Watch: The Young Turks Eviscerate Mississippi's 'Confederate Heritage Month'

Mississippi Gov. Phil Bryant has declared April "Confederate Heritage Month," which has rightfully angered many residents in the state, “especially since the governor refuses to mention what the Civil War was really about—slavery,” The Young Turks co-host Ana Kasparian pointed out on Tuesday.


April, Bryant wrote in the proclamation, is “the month in which the Confederate States began and ended a four-year struggle”. Instead of mentioning slavery, the proclamation calls the month a chance to “gain insight from our mistakes and successes” and to “earnestly strive to understand and appreciate our heritage and our opportunities which lie before us.”
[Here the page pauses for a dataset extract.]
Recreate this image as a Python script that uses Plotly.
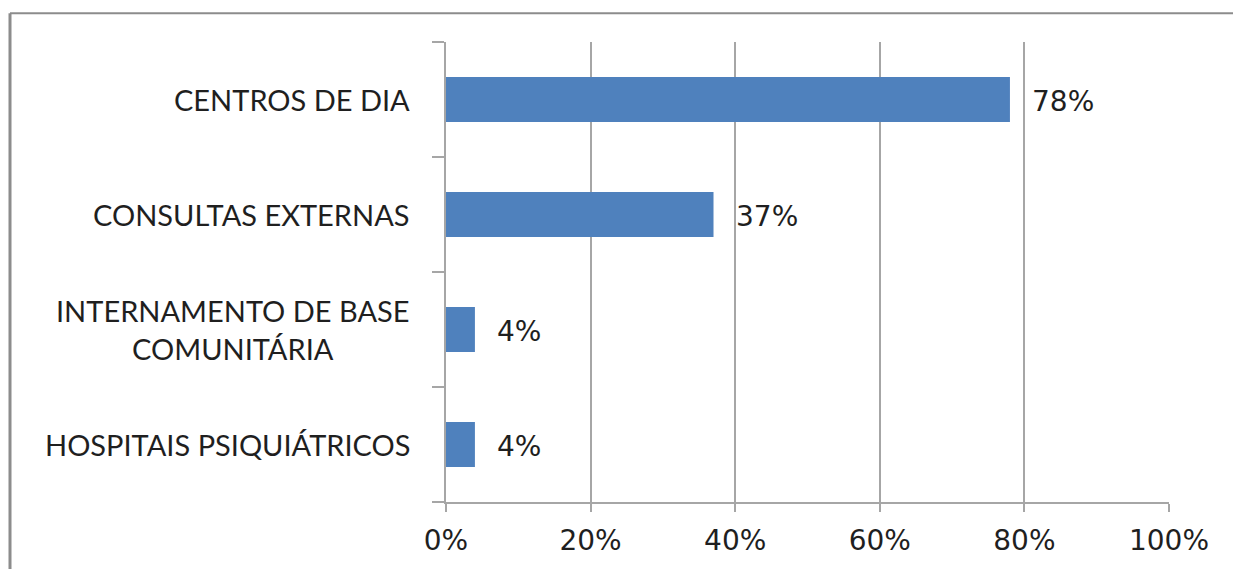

But Bryant’s expectations of the obvious backlash can be noted by his failure to issue it on the official Mississippi state website. Instead of issuing the document alongside other proclamations, the “Confederate Heritage Month” proclamation suddenly appeared solely on the Sons of Confederate Veterans’ site.

Cenk Uygur and Kasparian have little trouble completely dismantling the logic behind declaring such a celebration.

“That’s group that’s dedicated to preserving the vestiges of the Southern Rebellion,” Cenk Uygur, Host of The Young Turks, pointed out, adding “There’s different ways that you could do this that would be acceptable. You could celebrate Southern Heritage, that’s broader. But when you say ‘Confederate Heritage,’ you’re referring to the Confederacy [whose message was] ‘We hate the United States of America and we’d like to declare war against it’ which they did. They’re the most un-American, unpatriotic, treasonous people that we’ve had to deal with.” And why did they hate the United States so much? Because they wanted to maintain their states’ rights to own people. “That’s what the Confederacy was all about: ‘Protect my state right to own slaves,” Uygur emphasized.

State governments have declared Confederate Heritage Month in Mississippi, Alabama, Florida, Georgia, Louisiana, Virginia and Texas. Mississippi also sets aside 25 April as “Confederate Memorial Day,” a holiday in most Southern states. However, the Mississippi State flag is the last state flag to Have a Confederate Flag within it.